Now for the ultimate disappointment: I cannot fix this. Only good project management and reasonable solutions to letting developers having a life can fix it. Bring in young engineers and train them, grow them. Build solid testing solutions for every module. Write design documents for the actual software, not just the game. Assume nothing, trust no one.
That is why I rant. I don't repeat bugs. I learn, find the root cause and teach myself not to do that again. Change the coding style to reflect it if necessary.
Sometimes I need to think more like you. Waiting until 2/7/12 or later to get the New Vegas DLCs is probably cutting my nose off to spite my face. I will have to rethink it after this discussion.

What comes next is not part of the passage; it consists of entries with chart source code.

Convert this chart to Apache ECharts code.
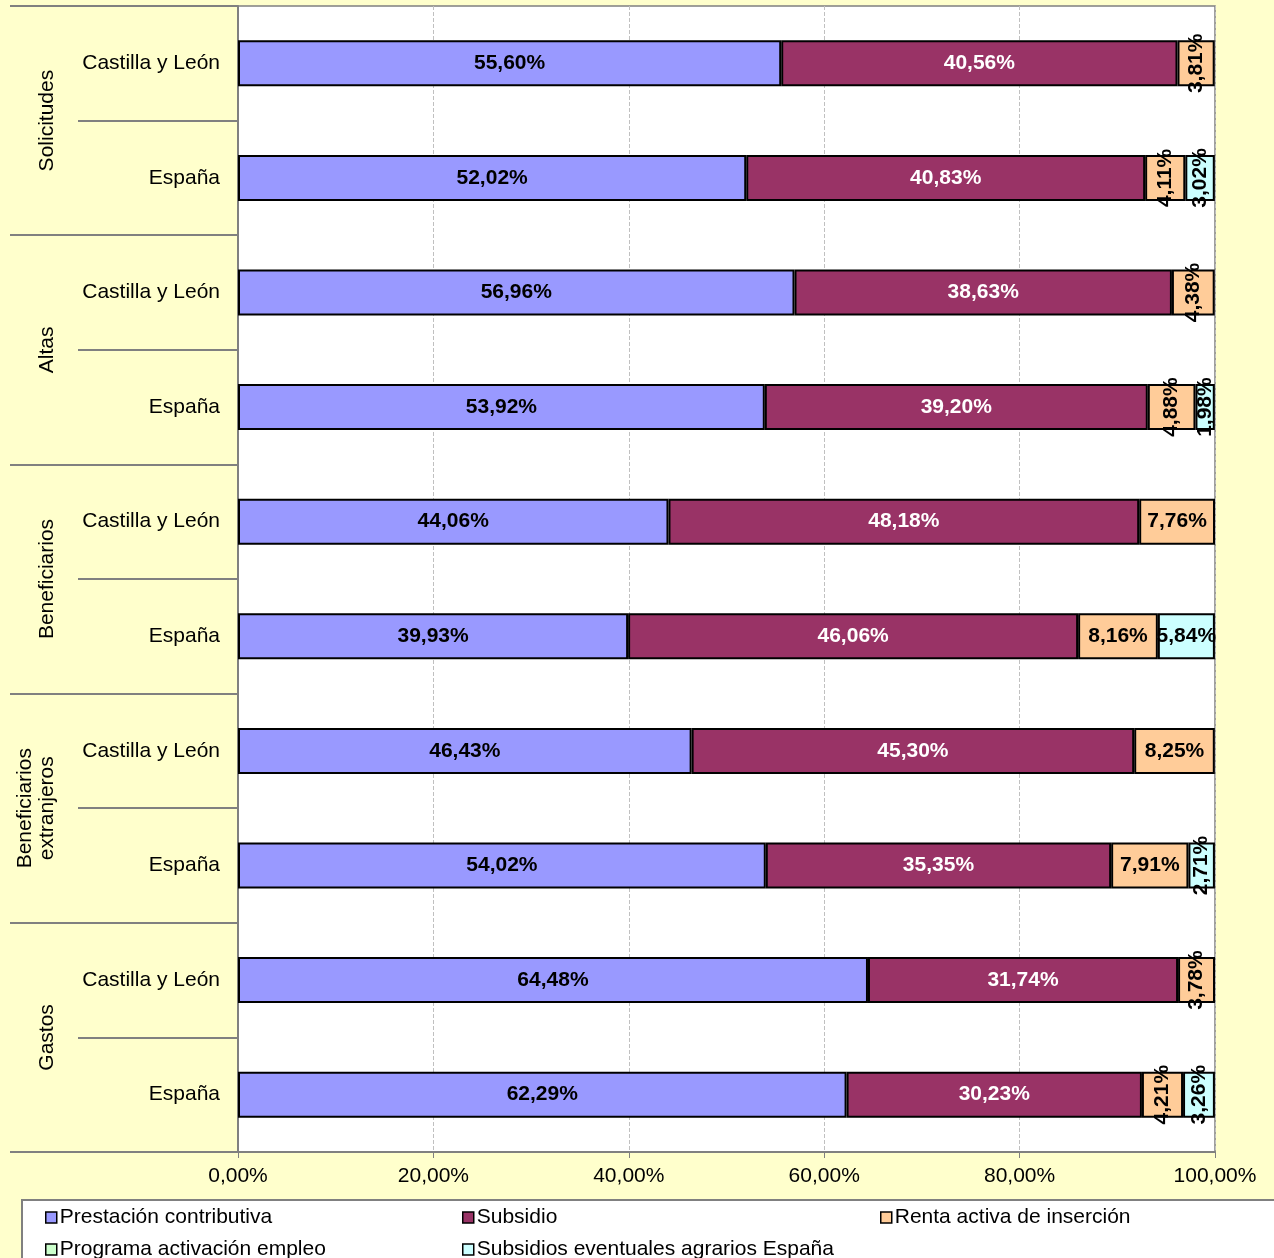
<!DOCTYPE html>
<html>
<head>
<meta charset="utf-8">
<script src="https://cdn.jsdelivr.net/npm/echarts@6/dist/echarts.min.js"></script>
<style>html,body{margin:0;padding:0;background:#ffffcc}#chart{width:1274px;height:1258px}</style>
</head>
<body>
<div id="chart"></div>
<script>
var rows = ['Castilla y León','España','Castilla y León','España','Castilla y León','España','Castilla y León','España','Castilla y León','España'];
var groups = ['Solicitudes','Altas','Beneficiarios','Beneficiarios\nextranjeros','Gastos'];
var seriesNames = ['Prestación contributiva','Subsidio','Renta activa de inserción','Programa activación empleo','Subsidios eventuales agrarios España'];
var colors = ['#9999ff','#993366','#ffcc99','#ccffcc','#ccffff'];
var prestacion = [55.60,52.02,56.96,53.92,44.06,39.93,46.43,54.02,64.48,62.29];
var subsidio = [40.56,40.83,38.63,39.20,48.18,46.06,45.30,35.35,31.74,30.23];
var renta = [3.81,4.11,4.38,4.88,7.76,8.16,8.25,7.91,3.78,4.21];
var programa = [0,0,0,0,0,0,0,0,0,0];
var eventuales = [0,3.02,0,1.98,0,5.84,0,2.71,0,3.26];

function fmt(v){ return v.toFixed(2).replace('.', ',') + '%'; }

function mk(name, arr, idx){
	return {
		name: name, type: 'bar', stack: 'all', barWidth: 46,
		itemStyle: {color: colors[idx], borderColor: '#000', borderWidth: 2},
		data: arr.map(function(v){
			if (v === 0) return null;
			var o = {value: v};
			if (v < 5) { o.label = {rotate: 90}; }
			return o;
		}),
		label: {
			show: true, position: 'inside',
			color: idx == 1 ? '#fff' : '#000',
			fontWeight: 'bold', fontSize: 21, fontFamily: 'Liberation Sans, Arial',
			formatter: function(p){ return fmt(p.value); }
		}
	};
}

var chart = echarts.init(document.getElementById('chart'));
var legendBase = {orient: 'horizontal', itemWidth: 11, itemHeight: 11, icon: 'rect',
	itemStyle: {borderColor: '#000', borderWidth: 1.5},
	textStyle: {fontSize: 21, fontFamily: 'Liberation Sans, Arial', color: '#000', padding: [0,0,0,-2]}};
function lg(name, left, top){
	return Object.assign({}, legendBase, {data: [name], left: left, top: top});
}
chart.setOption({
	backgroundColor: '#ffffcc',
	animation: false,
	color: colors,
	graphic: [{type: 'rect', shape: {x: 22, y: 1200, width: 1260, height: 70},
		style: {fill: '#fff', stroke: '#808080', lineWidth: 2}, z: -1}],
	legend: [
		lg(seriesNames[0], 40, 1202), lg(seriesNames[1], 457, 1202), lg(seriesNames[2], 875, 1202),
		lg(seriesNames[3], 40, 1234), lg(seriesNames[4], 457, 1234)
	],
	grid: {left: 238, right: 59, top: 6, bottom: 106, show: true, backgroundColor: '#fff', borderColor: '#808080', borderWidth: 1.5},
	xAxis: {
		type: 'value', min: 0, max: 100, interval: 20,
		axisLine: {show: true, lineStyle: {color: '#808080', width: 2}},
		axisTick: {show: true, length: 6, lineStyle: {color: '#808080'}},
		splitLine: {show: true, lineStyle: {color: '#c0c0c0', type: 'dashed'}},
		axisLabel: {fontSize: 21, color: '#000', fontFamily: 'Liberation Sans, Arial', margin: 14,
			formatter: function(v){ return fmt(v); }}
	},
	yAxis: [{
		type: 'category', data: rows, inverse: true,
		axisLine: {show: true, lineStyle: {color: '#808080', width: 2}},
		axisTick: {show: true, length: 160, lineStyle: {color: '#808080', width: 2}},
		axisLabel: {fontSize: 21, color: '#000', fontFamily: 'Liberation Sans, Arial', margin: 18}
	}, {
		type: 'category', data: groups, inverse: true, position: 'left', offset: 160,
		axisLine: {show: false},
		axisTick: {show: true, length: 68, lineStyle: {color: '#808080', width: 2}},
		axisLabel: {fontSize: 21, color: '#000', fontFamily: 'Liberation Sans, Arial', rotate: 90,
			margin: 20, align: 'center', lineHeight: 22}
	}],
	series: [mk(seriesNames[0], prestacion, 0), mk(seriesNames[1], subsidio, 1), mk(seriesNames[2], renta, 2),
		mk(seriesNames[3], programa, 3), mk(seriesNames[4], eventuales, 4)]
});
</script>
</body>
</html>
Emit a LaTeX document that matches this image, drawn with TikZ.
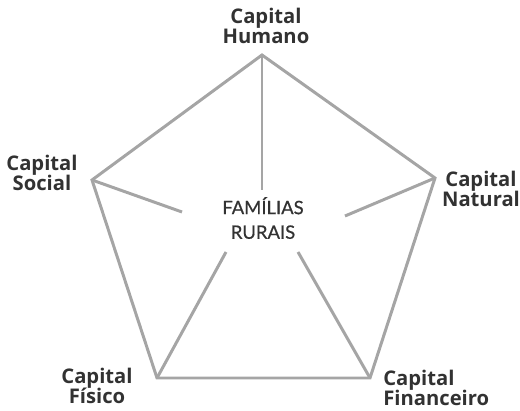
\documentclass[tikz,border=0pt]{standalone}
\usepackage{fontspec}
\setmainfont{Open Sans}
\newfontfamily\centrefont[FakeBold=0.6]{Lato}
\usetikzlibrary{positioning}

\definecolor{edgegray}{RGB}{165,165,165}
\definecolor{labelgray}{RGB}{50,50,50}

\begin{document}
\begin{tikzpicture}[
    x=0.02cm, y=-0.02cm,
    side/.style={draw=edgegray, line width=1.7pt, line join=miter},
    spoke/.style={draw=edgegray, line width=1.7pt},
    capital/.style={text=labelgray, align=center, inner sep=0pt,
        font=\bfseries\fontsize{11.5}{11.8}\selectfont},
    hub/.style={text=labelgray, align=center, inner sep=0pt,
        font=\centrefont\fontsize{10.5}{14}\selectfont}
]
    \useasboundingbox (0,0) rectangle (520,411);

    % Pentagon corners
    \coordinate (humano) at (262,55);
    \coordinate (natural) at (435,178);
    \coordinate (financeiro) at (370,378);
    \coordinate (fisico) at (157,378);
    \coordinate (social) at (92,180);

    % Inner ends of the spokes
    \coordinate (humanoEnd) at (262,190);
    \coordinate (naturalEnd) at (345,216);
    \coordinate (financeiroEnd) at (298,252);
    \coordinate (fisicoEnd) at (226,252);
    \coordinate (socialEnd) at (182,212);

    % Outline and spokes
    \draw[side] (humano) -- (natural) -- (financeiro) -- (fisico) -- (social) -- cycle;
    \foreach \c in {humano, natural, financeiro, fisico, social}
        \draw[spoke] (\c) -- (\c End);

    % Centre text
    \node[hub] (familias) at (263,218) {FAMÍLIAS\\RURAIS};

    % Corner labels
    \node[capital] (lblHumano) at (266,26) {Capital\\Humano};
    \node[capital] (lblSocial) at (42,173) {Capital\\Social};
    \node[capital] (lblNatural) at (481,189) {Capital\\Natural};
    \node[capital] (lblFisico) at (97,386) {Capital\\Físico};
    \node[capital, align=left, anchor=west] (lblFinanceiro) at (383,388) {Capital\\Financeiro};

\end{tikzpicture}
\end{document}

ps: on Skyrim and PS3 issues. I would be surprised if we ever actually find out the real failure mode. We will just hear about a patch that fixed it. The problem, I suspect, is probably related to Sony encrypting the entire hard drive. They tie up one of the SPEs and as the save files get bigger it take longer (probably exponentially as it is a common mistake) and longer to process the save file. So is the hard drive nearly full and the save file large? Software mind says: If so then where is the temporary file stored? QA mind says: does the QA dept actually have machine with a hard drive that is nearly full?